Sweetened Nut or Soy Milk
While nut milk can be a great in smoothies or other recipes, especially if you can’t tolerate dairy, most store bought brands contain a lot of additives, not to mention the sugar in sweetened versions (are you noticing the sugar theme here?). They also often contain carrageenan, a food additive used to emulsify or thicken milk. It’s been shown to increase the risk for stomach ulcers. Look for an plain, unsweetened brand without carrageenan or make your own.
Low Fat Foods
Are people still eating fat free foods? IDK, but seems worth including in this list. Guess what’s lurking in that low fat yogurt or skim latte in place of the fat? It rhymes with smugar. A bunch of other fun highly processed stuff too like high fructose corn syrup. Time to stop fearing the fat, my friends. In fact, that whole mentality has a lot to do with why you might be gaining weight and feeling sick all the time.

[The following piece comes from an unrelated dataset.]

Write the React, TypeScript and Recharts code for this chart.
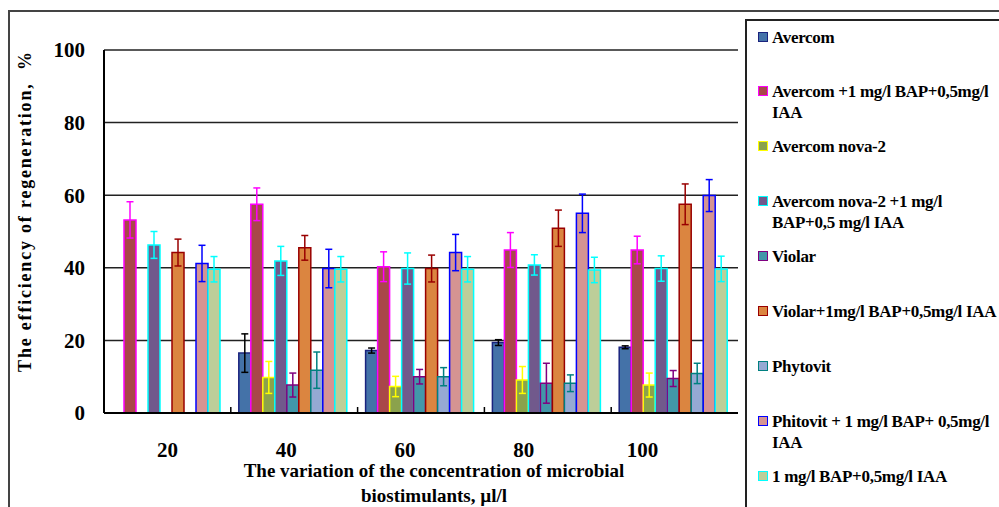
import React from 'react';
import { BarChart, Bar, XAxis, YAxis, CartesianGrid, ErrorBar, Legend, Label } from 'recharts';

// concentrations, µl/l
const categories = ['20', '40', '60', '80', '100'];

// efficiency of regeneration, % (null = not tested)
const avercom = [null, 16.5, 17.2, 19.4, 18.1];
const avercomErr = [null, 5.3, 0.7, 0.8, 0.4];
const avercomBap = [53.2, 57.5, 40.3, 44.9, 44.9];
const avercomBapErr = [5, 4.5, 4.1, 4.8, 3.8];
const nova = [null, 9.8, 7.3, 9.1, 7.7];
const novaErr = [null, 4.4, 2.8, 3.7, 3.3];
const novaBap = [46.3, 41.9, 39.8, 40.8, 39.8];
const novaBapErr = [3.7, 4, 4.3, 2.8, 3.5];
const violar = [null, 7.7, 10, 8.2, 9.5];
const violarErr = [null, 3.3, 2, 5.5, 2.2];
const violarBap = [44.2, 45.5, 39.8, 50.9, 57.5];
const violarBapErr = [3.7, 3.4, 3.7, 5, 5.6];
const phytovit = [null, 11.8, 10, 8.2, 10.9];
const phytovitErr = [null, 5, 2.5, 2.3, 2.8];
const phytovitBap = [41.2, 39.8, 44.2, 55, 59.9];
const phytovitBapErr = [5, 5.3, 5, 5.3, 4.4];
const bapIaa = [39.6, 39.6, 39.6, 39.4, 39.7];
const bapIaaErr = [3.5, 3.5, 3.5, 3.5, 3.5];

const yTicks = [0, 20, 40, 60, 80, 100];

const legendLines = [
  ['Avercom'],
  ['Avercom +1 mg/l BAP+0,5mg/l', 'IAA'],
  ['Avercom nova-2'],
  ['Avercom nova-2 +1 mg/l', 'BAP+0,5 mg/l IAA'],
  ['Violar'],
  ['Violar+1mg/l BAP+0,5mg/l IAA'],
  ['Phytovit'],
  ['Phitovit + 1 mg/l BAP+ 0,5mg/l', 'IAA'],
  ['1 mg/l BAP+0,5mg/l IAA'],
];

const seriesValues = [avercom, avercomBap, nova, novaBap, violar, violarBap, phytovit, phytovitBap, bapIaa];
const seriesErrors = [avercomErr, avercomBapErr, novaErr, novaBapErr, violarErr, violarBapErr, phytovitErr, phytovitBapErr, bapIaaErr];

const fills = ['#4472A8', '#A9474A', '#8BA24C', '#71598C', '#4297A9', '#DB8540', '#95A9D3', '#D59492', '#BDCE99'];
const strokes = ['#1A237E', '#FF00FF', '#FFFF00', '#00FFFF', '#800080', '#990000', '#008080', '#0000FF', '#00FFFF'];
const errColors = ['#000000', '#FF00FF', '#FFFF00', '#00FFFF', '#800080', '#990000', '#008080', '#0000FF', '#00FFFF'];

const data = categories.map((c, i) => {
  const row: Record<string, string | number | null> = { name: c };
  seriesValues.forEach((vals, s) => {
    row['s' + s] = vals[i];
    row['e' + s] = seriesErrors[s][i];
  });
  return row;
});

const serif = '"Liberation Serif", "Times New Roman", serif';

const XTick = (props: any) => {
  const { x, y, payload, index, width, visibleTicksCount } = props;
  const band = width && visibleTicksCount ? width / visibleTicksCount : 126.8;
  // labels in the original drift slightly left
  const shift = -8 * index;
  return (
    <g>
      {index > 0 && (
        <line x1={x - band / 2} x2={x - band / 2} y1={y - 8} y2={y - 14} stroke="#000" strokeWidth={1.5} />
      )}
      <text x={x + shift} y={y + 36} textAnchor="middle" fontFamily={serif} fontWeight={700} fontSize={21} fill="#000">
        {payload.value}
      </text>
    </g>
  );
};

const LegendBox = () => (
  <div
    style={{
      position: 'relative',
      width: 260,
      height: 500,
      boxSizing: 'border-box',
      border: '2px solid #222',
      background: '#fff',
      fontFamily: serif,
      fontWeight: 700,
      fontSize: 17,
      letterSpacing: -0.3,
      color: '#000',
    }}
  >
    {legendLines.map((lines, s) => (
      <div key={s} style={{ position: 'absolute', left: 11, top: 5.5 + s * 54.9, display: 'flex', alignItems: 'flex-start' }}>
        <span
          style={{
            display: 'inline-block',
            flex: 'none',
            width: 8,
            height: 8,
            marginTop: 5,
            marginRight: 4,
            background: fills[s],
            border: `1.5px solid ${strokes[s]}`,
          }}
        />
        <div style={{ lineHeight: '21px', whiteSpace: 'nowrap' }}>
          {lines.map((l) => (
            <div key={l}>{l}</div>
          ))}
        </div>
      </div>
    ))}
  </div>
);

export default function App() {
  return (
    <div style={{ position: 'absolute', left: 0, top: 0, width: 999, height: 507, overflow: 'hidden', background: '#fff' }}>
      <div
        style={{
          position: 'absolute',
          left: 8,
          top: 10,
          width: 1000,
          height: 510,
          borderLeft: '2px solid #444',
          borderTop: '2px solid #444',
        }}
      />
      <BarChart
        width={999}
        height={507}
        data={data}
        margin={{ top: 50, right: 261, bottom: 64, left: 44 }}
        barCategoryGap={8}
        barGap={0}
      >
        <CartesianGrid vertical={false} stroke="#222" strokeWidth={1.5} />
        <XAxis
          dataKey="name"
          height={30}
          tickLine={false}
          axisLine={{ stroke: '#000', strokeWidth: 2 }}
          tick={<XTick />}
          interval={0}
        >
          <Label
            content={() => (
              <g fontFamily={serif} fontWeight={700} fontSize={19} fill="#000">
                <text x={434} y={477} textAnchor="middle">The variation of the concentration of microbial</text>
                <text x={434} y={502} textAnchor="middle">biostimulants, µl/l</text>
              </g>
            )}
          />
        </XAxis>
        <YAxis
          domain={[0, 100]}
          ticks={yTicks}
          interval={0}
          width={60}
          tickLine={false}
          tickMargin={13}
          axisLine={{ stroke: '#000', strokeWidth: 2 }}
          tick={{ fontFamily: serif, fontWeight: 700, fontSize: 21, fill: '#000' }}
        >
          <Label
            content={() => (
              <text
                transform="translate(31,211) rotate(-90)"
                textAnchor="middle"
                fontFamily={serif}
                fontWeight={700}
                fontSize={18}
                letterSpacing={1.8}
                fill="#000"
              >
                {'The efficiency of regeneration,\u00a0\u00a0%'}
              </text>
            )}
          />
        </YAxis>
        <YAxis yAxisId="right" orientation="right" width={0} tick={false} tickLine={false} axisLine={{ stroke: '#000', strokeWidth: 1.5 }} />
        {seriesValues.map((_, s) => (
          <Bar
            key={s}
            dataKey={'s' + s}
            name={legendLines[s].join(' ')}
            fill={fills[s]}
            stroke={strokes[s]}
            strokeWidth={1.5}
            isAnimationActive={false}
          >
            <ErrorBar dataKey={'e' + s} direction="y" width={3.5} stroke={errColors[s]} strokeWidth={1.5} />
          </Bar>
        ))}
        <Legend
          layout="vertical"
          align="center"
          verticalAlign="middle"
          content={<LegendBox />}
          wrapperStyle={{ left: 745, top: 19, width: 260, height: 500 }}
        />
      </BarChart>
    </div>
  );
}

This is the one that surprises most people. Gluten free is good, right? Sorta. While many people have Celiac or a gluten sensitivity and truly can’t eat it, a lot of people choose to simply avoid it for health reasons, and buy all the gluten-free crackers, chips, cereals, pastas and breads. The issue is that a lot gluten-free foods, even the organic, natural, vegan ones, are filled with empty calories, and will spike your blood sugar just as much as their gluten-heavy counterparts.
Fruit Juices and Smoothies
Another surprising one. Smoothies?! Come on. Hear me out though: I’m talking those bottled smoothies you’ll find at CVS, or even homemade ones that pack in fruit without any vegetables or healthy fat. Sure you could drink worse things, but starting your day with a fruit juice or smoothie without protein or fat, will spike your blood sugar, and in the case of juice, will leave you real hungry thanks to the lack of fiber. Reach for a green smoothie instead with leafy greens and healthy fats like coconut oil, nuts or nut butter. Add in the fruit, just try not to make it the only ingredient.
Man do I love a good sandwich. I used to crush turkey sandwiches and PB&Js in college. So it’s a real bummer to report that conventional deli meats are typically laced with nitrates, sodium, saturated fat and fillers. You’re better off with lean protein, and if you’re trying to cut out processed carbs, go for a lettuce wrap. Sometimes you gotta pick your battles, so if deli meat is your thing, look for brands that are eliminating nitrates and other harmful ingredients.
Do any of these “healthy” foods surprise you? Which foods would you add to this list? Tell me below in the comments!